Suppose we have two (countable) abelian groups $G,H$. The second cohomology group $H^2(G,H)$ is defined as the group of all functions (cocycles) $c:G\times G\rightarrow H$ with the property that for all $g_1,g_2,g_3\in G$ $$c(g_1+g_2,g_3)+c(g_1,g_2) = c(g_2,g_1+g_3)+c(g_1,g_3)$$ Modulo functions (coboundaries) of the form $c(g,h) = f(g+h)-f(g)-f(h)$ for any $f:G\rightarrow H$.

Now any element $c\in H^2(G,H)$ defines a group extension $G\times_c H$ which is defined as the cartesian product of $G$ and $H$ with the multiplication $$(g,h)+ (g',h') = (g+g',c(g,g')+h+h')$$

If $c$ is a coboundary then one can prove easily that $G\times_c H$ is isomorphic to $G\times H$ (the usual product) with the isomorphism $(g,h)\mapsto (g,f(g)+h)$.

Note moreover, that the extension is abelian if $c(g_1,g_2) = c(g_2,g_1)$ (in fact, if there exists a co-boundary $d$ such that $c+d$ satisfies the above).

I have the following questions

  1. I showed that if $c$ is a coboundary then $G\times_c H\cong G\times H$. More generally one can show that if $c-c'$ is a coboudnary then $G\times_c H \cong G\times_{c'} H$. Is this an if and only if?
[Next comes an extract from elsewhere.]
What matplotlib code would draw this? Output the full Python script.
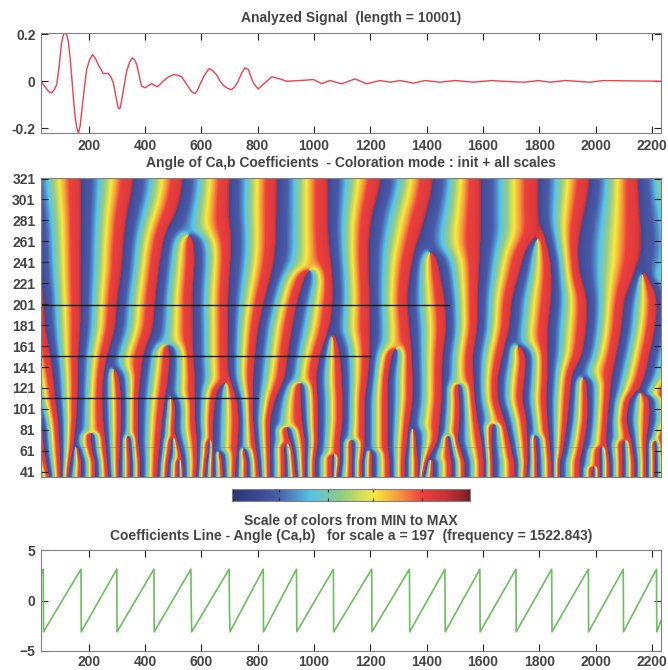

I mean, if $G\times_c H \cong G\times_{c'} H$ does it mean that $c-c'$ a coboundary? [As far as I understand this should be true, but I don't manage to prove it]

  2. It is well known that the group $\mathbb{Q}$ is injective (because it is divisible). This means that any abelian extension of $\mathbb{Q}$ splits. In other words, if the answer for $1$ is yes, then this would imply that any abelian cocycle $c:G\times G\rightarrow \mathbb{Q}$ is a coboundary. Is there any explicit proof for that?

I'm more interested in question number 2, which technically can be formulated without the notion of a cocycle. Is any function $c:G\times G\rightarrow \mathbb{Q}$ with $c(g_1,g_2)=c(g_2,g_1)$ and $$c(g_1+g_2,g_3)+c(g_1,g_2) = c(g_2,g_1+g_3)+c(g_1,g_3)$$ takes the form $c(g_1,g_2)=f(g_1+g_2)-f(g_1)-f(g_2)$?